I was looking for a coach who could push me creatively and help elevate my work and brand.
When we began working together we came up with two core goals. The first was to sculpt his website into a more professionally polished platform. The second was to further develop his portfolio through self-assigned projects that could appeal to his core clientele: mainly restaurants, bars, and breweries.
Greg and I started by first reviewing my portfolio and suggesting some options for images that could help make me more well-rounded and more attractive. This included a full review of my website with feedback on how I could structure it differently to be more attractive to potential clients.
Mike had previously hired a website consultant to build his site. This consultant did a great job of utilizing the website’s SEO capabilities and included the use of keyword-driven website copy as well as a blog about food photography. This strategy is especially productive for local clients to find photographers via organic search results. However, it might be a less effective presentation model for clients with more extensive budgets. For these clients, accessibility and visibility are great but the reputation and quality of the photographer’s work are weighted far more heavily in their internal confidence meter—what they use to determine which new photographer is worth the risk to bring on to a campaign. It’s these higher-budget projects that Mike was seeking.

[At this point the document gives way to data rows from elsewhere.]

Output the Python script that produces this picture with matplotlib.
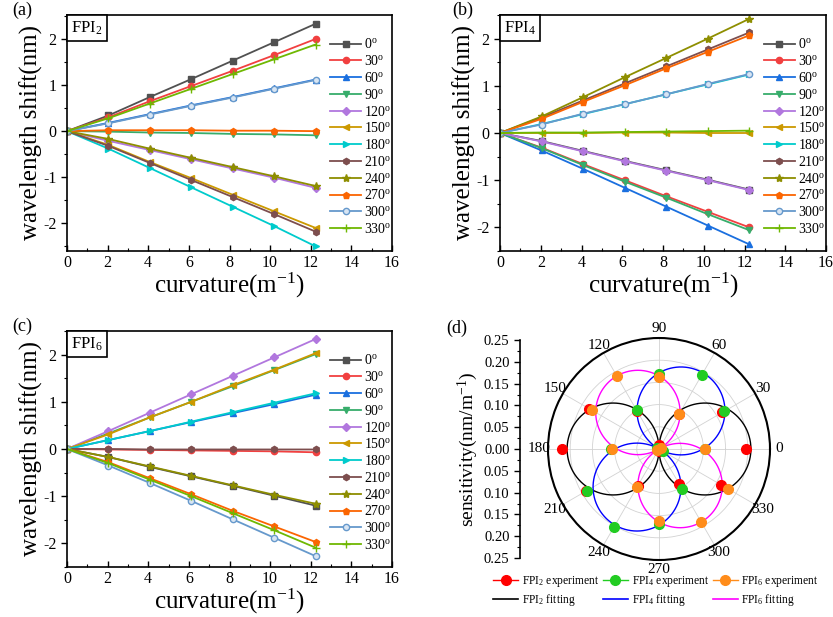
import numpy as np
import matplotlib
matplotlib.use('Agg')
import matplotlib.pyplot as plt
from matplotlib.offsetbox import AnchoredText
from matplotlib.ticker import MultipleLocator, FuncFormatter
from matplotlib.lines import Line2D

plt.rcParams['font.family'] = 'Liberation Serif'
plt.rcParams['mathtext.fontset'] = 'custom'
plt.rcParams['mathtext.rm'] = 'Liberation Serif'
plt.rcParams['mathtext.default'] = 'regular'
plt.rcParams['axes.unicode_minus'] = False

W, H = 833, 617

# bending directions (deg) and curvature points (1/m)
ANGLES = [0, 30, 60, 90, 120, 150, 180, 210, 240, 270, 300, 330]
CURV = [0, 2.04, 4.08, 6.12, 8.16, 10.2, 12.24]

# wavelength shift (nm), one row per angle
FPI2_SHIFT = [
    [0, 0.34, 0.74, 1.13, 1.53, 1.93, 2.33],
    [0, 0.30, 0.65, 0.98, 1.31, 1.65, 2.00],
    [0, 0.18, 0.37, 0.56, 0.74, 0.93, 1.12],
    [0, -0.01, -0.03, -0.04, -0.06, -0.07, -0.09],
    [0, -0.21, -0.41, -0.61, -0.81, -1.01, -1.23],
    [0, -0.30, -0.67, -1.02, -1.38, -1.74, -2.10],
    [0, -0.38, -0.80, -1.22, -1.64, -2.06, -2.50],
    [0, -0.32, -0.69, -1.06, -1.43, -1.80, -2.18],
    [0, -0.17, -0.38, -0.58, -0.78, -0.98, -1.19],
    [0, 0.02, 0.02, 0.02, 0.01, 0.01, 0.00],
    [0, 0.17, 0.36, 0.55, 0.73, 0.92, 1.11],
    [0, 0.28, 0.60, 0.92, 1.24, 1.56, 1.88],
]
FPI4_SHIFT = [
    [0, -0.17, -0.38, -0.59, -0.79, -0.99, -1.20],
    [0, -0.31, -0.66, -1.00, -1.34, -1.67, -2.00],
    [0, -0.37, -0.76, -1.16, -1.56, -1.96, -2.36],
    [0, -0.32, -0.68, -1.03, -1.37, -1.72, -2.06],
    [0, -0.18, -0.39, -0.60, -0.80, -1.00, -1.21],
    [0, 0.00, 0.00, 0.01, 0.01, 0.00, 0.00],
    [0, 0.19, 0.40, 0.61, 0.82, 1.03, 1.24],
    [0, 0.33, 0.69, 1.05, 1.41, 1.77, 2.13],
    [0, 0.35, 0.76, 1.18, 1.59, 2.00, 2.42],
    [0, 0.30, 0.66, 1.01, 1.37, 1.72, 2.07],
    [0, 0.18, 0.41, 0.61, 0.82, 1.04, 1.25],
    [0, 0.01, 0.01, 0.02, 0.03, 0.04, 0.05],
]
FPI6_SHIFT = [
    [0, -0.17, -0.38, -0.58, -0.78, -0.99, -1.20],
    [0, -0.01, -0.02, -0.03, -0.04, -0.05, -0.07],
    [0, 0.19, 0.38, 0.57, 0.76, 0.95, 1.15],
    [0, 0.33, 0.67, 1.00, 1.33, 1.67, 2.01],
    [0, 0.38, 0.77, 1.16, 1.55, 1.94, 2.33],
    [0, 0.31, 0.67, 1.00, 1.35, 1.68, 2.03],
    [0, 0.19, 0.38, 0.58, 0.78, 0.98, 1.18],
    [0, 0.00, -0.01, -0.01, -0.01, -0.01, -0.01],
    [0, -0.17, -0.37, -0.57, -0.77, -0.97, -1.16],
    [0, -0.28, -0.62, -0.96, -1.31, -1.64, -1.97],
    [0, -0.35, -0.72, -1.10, -1.49, -1.88, -2.27],
    [0, -0.30, -0.65, -1.00, -1.36, -1.72, -2.09],
]

# sensitivity (nm/m^-1) vs direction
FPI2_SENS = [0.197, 0.165, 0.09, 0.01, 0.10, 0.181, 0.218, 0.19, 0.095, 0.005, 0.092, 0.16]
FPI4_SENS = [0.104, 0.17, 0.193, 0.17, 0.101, 0.005, 0.108, 0.188, 0.203, 0.17, 0.105, 0.01]
FPI6_SENS = [0.104, 0.005, 0.092, 0.163, 0.191, 0.174, 0.105, 0.005, 0.10, 0.163, 0.19, 0.179]
# fitting: amplitude, direction of max
FIT_AMP = [0.207, 0.198, 0.19]
FIT_PHASE = [0, 60, 120]

COLORS = ['#515151', '#F14040', '#1A6FDF', '#37AD6B', '#B177DE', '#CC9900',
          '#00CBCC', '#7D4E4E', '#8E8E00', '#FB6501', '#6699CC', '#6FB802']
MARKERS = ['s', 'o', '^', 'v', 'D', '<', '>', 'h', '*', 'p', 'o', '+']
MSIZE = [4, 4.5, 4.5, 4.5, 4, 4.5, 4.5, 4.5, 6, 5, 4.5, 6]


def fx(px):
    return px / W


def fy(py):
    return 1 - py / H


def shift_panel(rect, shifts, name, ylim):
    ax = fig.add_axes(rect)
    for i, ang in enumerate(ANGLES):
        mfc = '#d8e5f3' if i == 10 else COLORS[i]
        ax.plot(CURV, shifts[i], color=COLORS[i], marker=MARKERS[i], ms=MSIZE[i],
                mfc=mfc, mew=1.0, lw=1.3, label='%d$^{o}$' % ang)
    ax.set_xlim(0, 16)
    ax.set_ylim(*ylim)
    ax.set_xticks(range(0, 17, 2))
    ax.xaxis.set_minor_locator(MultipleLocator(1))
    ax.yaxis.set_major_locator(MultipleLocator(1))
    ax.yaxis.set_minor_locator(MultipleLocator(0.5))
    ax.tick_params(axis='x', which='both', direction='in', labelsize=11.5, pad=3)
    ax.tick_params(axis='y', which='both', direction='out', labelsize=11.5)
    ax.tick_params(which='major', length=4, width=1)
    ax.tick_params(which='minor', length=2.5, width=0.8)
    for s in ax.spines.values():
        s.set_linewidth(1.2)
    ax.set_xlabel('curvature(m$^{-1}$)', fontsize=18)
    ax.set_ylabel('wavelength shift(nm)', fontsize=18)
    ax.xaxis.set_label_coords(0.5, -0.085)
    ax.yaxis.set_label_coords(-0.075, 0.5)
    ax.legend(loc='upper left', bbox_to_anchor=(0.81, 0.905), frameon=False,
              fontsize=10, handlelength=2.2, handletextpad=0.25, labelspacing=0.2,
              borderpad=0, borderaxespad=0, numpoints=1)
    at = AnchoredText('FPI$_{%s}$' % name, loc='upper left', borderpad=0, pad=0.25,
                      prop=dict(size=12))
    at.patch.set_boxstyle('square,pad=0')
    at.patch.set_linewidth(1.2)
    ax.add_artist(at)
    return ax


fig = plt.figure(figsize=(W / 100, H / 100), dpi=100)

shift_panel([fx(67), fy(251), fx(392) - fx(67), fy(15) - fy(251)], FPI2_SHIFT, '2', (-2.6, 2.52))
shift_panel([fx(500), fy(251), fx(826) - fx(500), fy(15) - fy(251)], FPI4_SHIFT, '4', (-2.5, 2.5))
shift_panel([fx(67), fy(567), fx(392) - fx(67), fy(331) - fy(567)], FPI6_SHIFT, '6', (-2.5, 2.5))

# (d) polar plot
cx, cy, rad = 659, 449, 111
pax = fig.add_axes([fx(cx - rad), fy(cy + rad), 2 * rad / W, 2 * rad / H], projection='polar')
pax.set_ylim(0, 0.25)
pax.set_rticks([0.05, 0.10, 0.15, 0.20, 0.25])
pax.set_yticklabels([])
pax.set_thetagrids(np.arange(0, 360, 30), labels=[str(a) for a in range(0, 360, 30)], fontsize=11)
pax.tick_params(axis='x', pad=-4)
pax.grid(color='#d2d2d2', lw=0.6)
pax.spines['polar'].set_linewidth(1.5)

theta = np.linspace(0, 2 * np.pi, 721)
for amp, ph, c in zip(FIT_AMP, FIT_PHASE, ['black', '#0000FF', '#FF00FF']):
    pax.plot(theta, amp * np.abs(np.cos(theta - np.radians(ph))), color=c, lw=1.0)

th = np.radians(ANGLES)
for sens, c in zip([FPI2_SENS, FPI4_SENS, FPI6_SENS], ['#FF0000', '#22CC22', '#FF8C1A']):
    pax.plot(th, sens, 'o', color=c, ms=7, zorder=5, clip_on=False)

# radial scale on the left
sax = fig.add_axes([fx(520), fy(558), 0.01, fy(340) - fy(558)])
sax.set_ylim(-0.25, 0.25)
sax.set_yticks(np.arange(-0.25, 0.2501, 0.05))
sax.yaxis.set_minor_locator(MultipleLocator(0.025))
sax.yaxis.set_major_formatter(FuncFormatter(lambda v, p: '%.2f' % abs(v)))
sax.set_xticks([])
sax.patch.set_visible(False)
for k in ['top', 'right', 'bottom']:
    sax.spines[k].set_visible(False)
sax.spines['left'].set_linewidth(1.2)
sax.tick_params(axis='y', which='both', direction='out', labelsize=10.5)
sax.tick_params(which='major', length=4, width=1)
sax.tick_params(which='minor', length=2.5, width=0.8)
sax.set_ylabel('sensitivity(nm/m$^{-1}$)', fontsize=14)
sax.yaxis.set_label_coords(-40 / 0.01 / W, 0.5)

handles = [
    Line2D([], [], color='#FF0000', marker='o', ms=7, lw=1.0),
    Line2D([], [], color='black', lw=1.2),
    Line2D([], [], color='#22CC22', marker='o', ms=7, lw=1.0),
    Line2D([], [], color='#0000FF', lw=1.2),
    Line2D([], [], color='#FF8C1A', marker='o', ms=7, lw=1.0),
    Line2D([], [], color='#FF00FF', lw=1.2),
]
labels = ['FPI$_2$ experiment', 'FPI$_2$ fitting', 'FPI$_4$ experiment', 'FPI$_4$ fitting',
          'FPI$_6$ experiment', 'FPI$_6$ fitting']
fig.legend(handles, labels, loc='upper left', bbox_to_anchor=(fx(493), fy(574)), ncol=3,
           frameon=False, fontsize=8.3, handlelength=2.2, handletextpad=0.3,
           columnspacing=0.3, labelspacing=0.3, borderpad=0, borderaxespad=0, numpoints=1)

for lab, x, y in [('(a)', 12, 2), ('(b)', 452, 2), ('(c)', 12, 318), ('(d)', 446, 320)]:
    fig.text(fx(x), fy(y), lab, fontsize=13, va='top', ha='left')

fig.savefig('out.png', dpi=100)
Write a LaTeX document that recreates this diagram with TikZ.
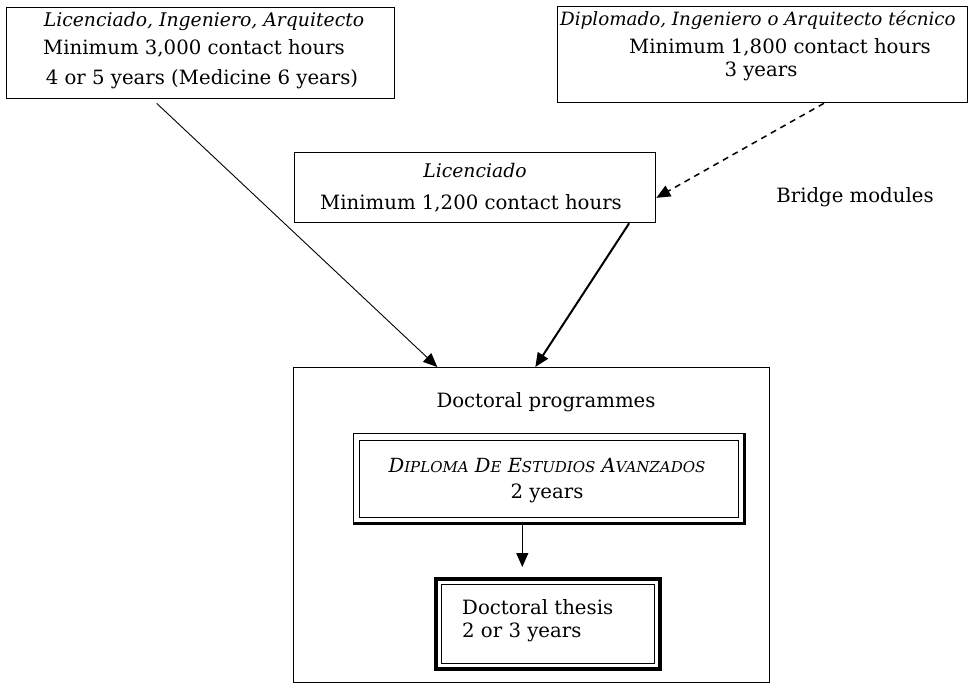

Throughout our first two months together we made his website presentation our priority as Mike worked on his own free time to produce new portfolio work. We scrapped the blog and did away with much of the website copy that diverted attention from the work itself. We focused on developing a more streamlined brand that could quickly and effectively communicate who Mike is and what he does.
All the while, I provided feedback for Mike’s self-assigned work, giving critiques and offering ideas for shoots that could plug holes in his portfolio. Much of his previous website’s visual offerings E-comm images of wine and beer bottles. It’s not a bad idea to show off some of these to clients looking for that kind of capability. However, photographers should be careful to not over-represent the kind of work that they are less interested in pursuing. Mike and I worked together to pull back the presence of those pictures and spotlight the more creative work that can only come from Mike’s personal voice.
Finally, as Mike further developed his self-assigned projects and introduced more variety into his portfolio, we discussed the edits and categories of his web galleries to consider what each of his core clientele would want to see in a photographer’s capabilities.
We eventually achieved a website result that, while always a work in progress, felt like a strong platform that we could use to show off to new clients. Mike decided to continue working with me as we transitioned from Creative Coaching to Marketing Partner, and we are now working to identify clients, develop marketing materials, and start doing outreach to build the foundation of his business.
Working with Greg has been a fantastic experience. He feels like a part of my team and I value his opinion and insights. Greg proved his value as a creative coach and in August we switched to Marketing Partner to help take the next step in my business. Throughout our relationship Greg has provided valuable feedback that has helped progress my brand and value.